Just finished David Foster Wallace’s first novel, The Broom of the System. This read followed hard on the heels of Wallace’s magnificent Infinite Jest, and I’d be lying if I didn’t say that Broom suffered in comparison; it’s also true, however, that I thoroughly enjoyed Broom. It was an entirely different type of work. Lots of talking; a good chunk of the book’s exposition is given in dialogue form. Lots of focus on male-female relationships, ambiguously defined and maintained. A similar investigation of family dynamics that one saw in Infinite Jest. The plot, or pseudo-plot, revolves around a missing great-grandmother and a cohort of her nursing-home acquaintances, but then everything kind of goes off from there in several different directions, and nothing really gets resolved. In fact, and the book is famous for this, the narration ends in mid-sentence, unfinished.
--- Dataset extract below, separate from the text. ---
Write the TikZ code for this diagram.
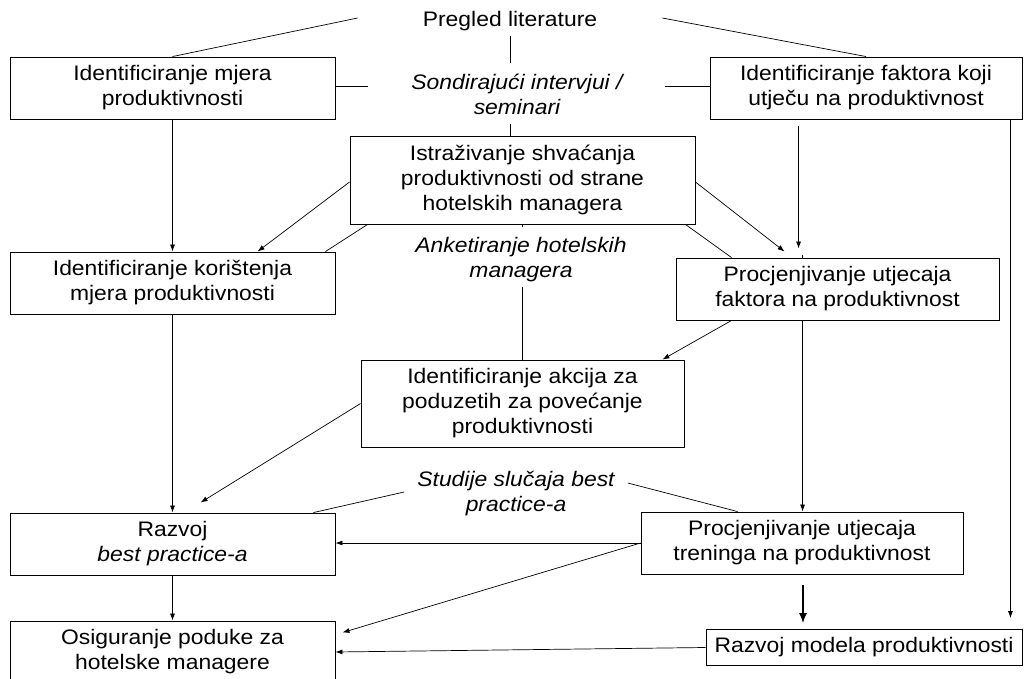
\documentclass[tikz,border=0pt]{standalone}
\usepackage{fontspec}
\setmainfont{Liberation Sans}[FakeStretch=1.09]
\usetikzlibrary{arrows.meta,calc}
\newcommand\dfs{\fontsize{21}{25}\selectfont}
\begin{document}
\begin{tikzpicture}[x=1pt,y=-1pt,
 box/.style={draw,line width=0.9pt,align=center,inner sep=0pt,font=\dfs},
 lbl/.style={align=center,inner sep=0pt,font=\dfs\itshape},
 plainlbl/.style={align=center,inner sep=0pt,font=\dfs},
 con/.style={line width=0.7pt},
 arr/.style={con,-{Latex[length=7pt,width=5pt]}},
 bigarr/.style={line width=1.4pt,-{Latex[length=10pt,width=8pt]}}]
\useasboundingbox[fill=white] (0,0) rectangle (1028,679);

\node[box,minimum width=325pt,minimum height=62pt] (A) at (172.5,88) {Identificiranje mjera\\produktivnosti};
\node[box,minimum width=312pt,minimum height=62pt] (B) at (866,88) {Identificiranje faktora koji\\utječu na produktivnost};
\node[box,minimum width=345pt,minimum height=88pt] (C) at (522.5,180) {Istraživanje shvaćanja\\produktivnosti od strane\\hotelskih managera};
\node[box,minimum width=325pt,minimum height=62pt] (D) at (172.5,283) {Identificiranje korištenja\\mjera produktivnosti};
\node[box,minimum width=323pt,minimum height=62pt] (E) at (837.5,289) {Procjenjivanje utjecaja\\faktora na produktivnost};
\node[box,minimum width=323pt,minimum height=87pt] (F) at (522.5,403.5) {Identificiranje akcija za\\poduzetih za povećanje\\produktivnosti};
\node[box,minimum width=325pt,minimum height=62pt] (G) at (172.5,544) {Razvoj\\\textit{best practice-a}};
\node[box,minimum width=322pt,minimum height=62pt] (H) at (802,543) {Procjenjivanje utjecaja\\treninga na produktivnost};
\node[box,minimum width=325pt,minimum height=62pt] (I) at (172.5,652) {Osiguranje poduke za\\hotelske managere};
\node[box,minimum width=316pt,minimum height=36pt] (J) at (864,647.5) {Razvoj modela produktivnosti};

\node[plainlbl] (P) at (510,21) {Pregled literature};
\node[lbl] (S) at (517,94) {Sondirajući intervjui /\\seminari};
\node[lbl] (K) at (521,260) {Anketiranje hotelskih\\managera};
\node[lbl] (T) at (516,494) {Studije slučaja best\\practice-a};

% top
\draw[con] ($(P.west)+(-65,-3)$) -- (A.north);
\draw[con] ($(P.east)+(65,-3)$) -- (B.north);
\draw[con] ($(P.south)+(0,5)$) -- ($(P.south)+(0,32)$);
\draw[con] ($(C.north)+(-12,-12)$) -- ($(C.north)+(-12,0)$);
\draw[con] ($(A.east)+(0,-2)$) -- ++(33,0);
\draw[con] ($(B.west)+(0,-2)$) -- ++(-45,0);
% anketiranje
\draw[con] (C.south) -- ++(0,3);
\draw[con] ($(F.north)+(0,-73)$) -- (F.north);
\draw[con] ($(C.south west)+(18,0)$) -- ($(D.north east)+(-10,0)$);
\draw[con] ($(C.south east)+(-10,0)$) -- ($(E.north west)+(56,0)$);
\draw[con] ($(E.north west)+(127,-3)$) -- ($(E.north west)+(127,0)$);
% arrows
\draw[arr] (A.south) -- (D.north);
\draw[arr] ($(C.west)+(0,2)$) -- ($(D.north west)+(248,0)$);
\draw[arr] ($(C.east)+(0,2)$) -- ($(E.north west)+(109,-6)$);
\draw[arr] ($(B.south west)+(89,7)$) -- ($(E.north west)+(123,-9)$);
\draw[arr] ($(B.south east)+(-12,0)$) -- ($(J.north east)+(-12,-11)$);
\draw[arr] ($(E.south west)+(56,0)$) -- ($(F.north east)+(-22,0)$);
\draw[arr] ($(E.south west)+(127,0)$) -- ($(H.north west)+(162,0)$);
\draw[arr] (F.west) -- ($(G.north west)+(191,-10)$);
\draw[arr] (D.south) -- (G.north);
\draw[arr] (G.south) -- (I.north);
% studije
\draw[con] ($(T.west)+(-13,-2)$) -- ($(G.north east)+(-22,0)$);
\draw[con] ($(T.east)+(13,-11)$) -- ($(H.north west)+(97,0)$);
% bottom
\draw[arr] (H.west) -- (H.west -| G.east);
\draw[arr] (H.west) -- ($(I.north east)+(7,12)$);
\draw[bigarr] ($(H.south)+(1,11)$) -- ($(J.north)+(-61,-6)$);
\draw[arr] (J.west) -- (I.east);
\end{tikzpicture}
\end{document}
What was memorable? The contrast between the nervous, desexualized Rick Vigorous, and his newly met Amherst pal Wang-Dang Lang was priceless. You can imagine from his nickname on what Andrew Lang’s reputation hangs. Or is hung. (ba da boom!). The sex-talking parrot, the industrialist who wants to eat the world, the drug-addict college kid who talks philosophy to his prosthetic leg – all are very well done sketches. Wallace’s description of the office scenes at Frequent and Vigorous publishing are subtle, coy, and funny. As a cohesive work, it can be faulted, for sure, but I really enjoyed the sensibility, the language, the imagery, even the imagination behind conceits like the Great Ohio Desert (aka GOD).
What would I have liked more of? More Wittgenstein – Lenore’s great-grandmother (also named Lenore) was a student, and her philosophy as such got very little airing.
Overall: Excellent work. If you liked (a) Infinite Jest, (b) Pynchon’s V, or (c) DeLillo’s Americana (which I’m reading now, and from which Broom quite obviously borrows), you’ll enjoy The Broom of the System.